DATASET SECTION:
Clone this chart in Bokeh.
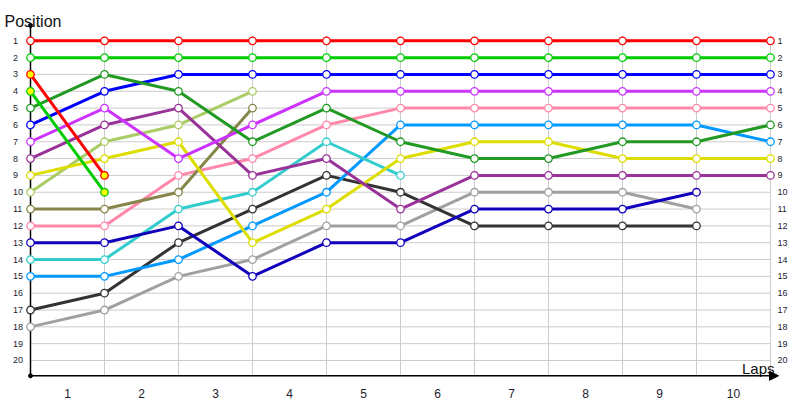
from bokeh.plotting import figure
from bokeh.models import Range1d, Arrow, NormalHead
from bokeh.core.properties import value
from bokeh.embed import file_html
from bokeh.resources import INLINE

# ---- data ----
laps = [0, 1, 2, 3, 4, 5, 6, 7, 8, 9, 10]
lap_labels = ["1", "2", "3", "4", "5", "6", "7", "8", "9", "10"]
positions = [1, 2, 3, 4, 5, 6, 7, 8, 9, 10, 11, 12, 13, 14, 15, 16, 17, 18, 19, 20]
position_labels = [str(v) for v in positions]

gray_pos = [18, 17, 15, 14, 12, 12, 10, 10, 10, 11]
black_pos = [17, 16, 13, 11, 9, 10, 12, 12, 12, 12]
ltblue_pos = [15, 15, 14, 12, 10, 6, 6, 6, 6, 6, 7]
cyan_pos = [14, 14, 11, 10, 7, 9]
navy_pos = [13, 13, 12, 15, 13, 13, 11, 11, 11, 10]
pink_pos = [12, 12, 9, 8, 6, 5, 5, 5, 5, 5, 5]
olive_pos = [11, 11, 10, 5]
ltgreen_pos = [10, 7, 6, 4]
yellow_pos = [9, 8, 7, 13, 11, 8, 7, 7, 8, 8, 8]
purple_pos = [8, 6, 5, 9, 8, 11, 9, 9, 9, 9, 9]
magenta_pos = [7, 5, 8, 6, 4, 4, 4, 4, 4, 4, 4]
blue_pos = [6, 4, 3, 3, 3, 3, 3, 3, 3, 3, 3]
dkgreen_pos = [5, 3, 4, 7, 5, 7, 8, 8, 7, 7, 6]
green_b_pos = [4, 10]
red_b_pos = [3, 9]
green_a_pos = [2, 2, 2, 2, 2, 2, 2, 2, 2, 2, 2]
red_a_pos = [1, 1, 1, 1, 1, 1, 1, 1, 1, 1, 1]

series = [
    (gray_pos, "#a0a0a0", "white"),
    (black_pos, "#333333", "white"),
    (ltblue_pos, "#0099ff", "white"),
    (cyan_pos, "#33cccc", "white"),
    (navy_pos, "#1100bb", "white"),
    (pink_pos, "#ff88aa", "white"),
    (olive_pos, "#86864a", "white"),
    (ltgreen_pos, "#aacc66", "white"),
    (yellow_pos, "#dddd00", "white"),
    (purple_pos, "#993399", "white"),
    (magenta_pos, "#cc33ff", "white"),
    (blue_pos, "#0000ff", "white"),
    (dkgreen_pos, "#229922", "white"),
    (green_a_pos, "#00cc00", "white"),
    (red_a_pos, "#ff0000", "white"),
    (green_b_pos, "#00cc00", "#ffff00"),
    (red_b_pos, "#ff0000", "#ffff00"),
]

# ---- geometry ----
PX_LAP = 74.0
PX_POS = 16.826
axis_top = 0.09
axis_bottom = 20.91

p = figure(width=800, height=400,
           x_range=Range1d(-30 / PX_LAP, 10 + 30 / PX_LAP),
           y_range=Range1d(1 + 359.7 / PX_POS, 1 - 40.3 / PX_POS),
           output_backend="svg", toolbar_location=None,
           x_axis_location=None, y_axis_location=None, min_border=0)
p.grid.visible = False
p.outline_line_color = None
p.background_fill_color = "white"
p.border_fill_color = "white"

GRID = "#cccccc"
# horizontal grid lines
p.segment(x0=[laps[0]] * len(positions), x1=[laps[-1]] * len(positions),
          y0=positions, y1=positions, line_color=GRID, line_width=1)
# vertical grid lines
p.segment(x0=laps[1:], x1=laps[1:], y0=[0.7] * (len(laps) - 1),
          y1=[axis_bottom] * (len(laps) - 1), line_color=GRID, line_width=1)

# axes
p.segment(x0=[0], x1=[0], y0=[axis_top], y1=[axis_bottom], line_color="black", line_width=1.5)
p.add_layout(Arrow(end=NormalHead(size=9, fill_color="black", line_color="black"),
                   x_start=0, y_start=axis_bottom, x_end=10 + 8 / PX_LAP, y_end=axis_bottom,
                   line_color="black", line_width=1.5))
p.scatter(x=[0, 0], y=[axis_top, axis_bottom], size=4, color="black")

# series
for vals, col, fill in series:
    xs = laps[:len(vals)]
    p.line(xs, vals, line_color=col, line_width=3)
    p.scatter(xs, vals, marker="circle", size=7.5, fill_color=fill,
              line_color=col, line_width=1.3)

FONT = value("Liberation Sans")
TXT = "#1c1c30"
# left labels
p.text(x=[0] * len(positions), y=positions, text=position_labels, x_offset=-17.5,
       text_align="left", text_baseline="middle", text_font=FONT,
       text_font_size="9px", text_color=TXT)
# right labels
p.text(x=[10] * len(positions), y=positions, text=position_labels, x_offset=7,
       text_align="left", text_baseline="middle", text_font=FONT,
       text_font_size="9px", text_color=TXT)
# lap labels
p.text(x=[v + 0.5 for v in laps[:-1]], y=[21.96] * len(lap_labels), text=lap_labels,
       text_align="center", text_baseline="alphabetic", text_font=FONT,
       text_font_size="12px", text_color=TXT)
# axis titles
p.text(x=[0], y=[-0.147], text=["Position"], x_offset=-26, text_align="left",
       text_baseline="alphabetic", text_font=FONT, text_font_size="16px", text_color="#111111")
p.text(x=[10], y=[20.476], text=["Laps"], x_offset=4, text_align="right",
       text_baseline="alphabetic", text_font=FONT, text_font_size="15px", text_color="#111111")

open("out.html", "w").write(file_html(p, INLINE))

THE PROBLEM:
Quote, please, every line of the material above from its start through the line that has "from bokeh.resources import INLINE", reproducing the words exactly and dropping any images.

RESULT OF THIS EXERCISE:
Clone this chart in Bokeh.
from bokeh.plotting import figure
from bokeh.models import Range1d, Arrow, NormalHead
from bokeh.core.properties import value
from bokeh.embed import file_html
from bokeh.resources import INLINE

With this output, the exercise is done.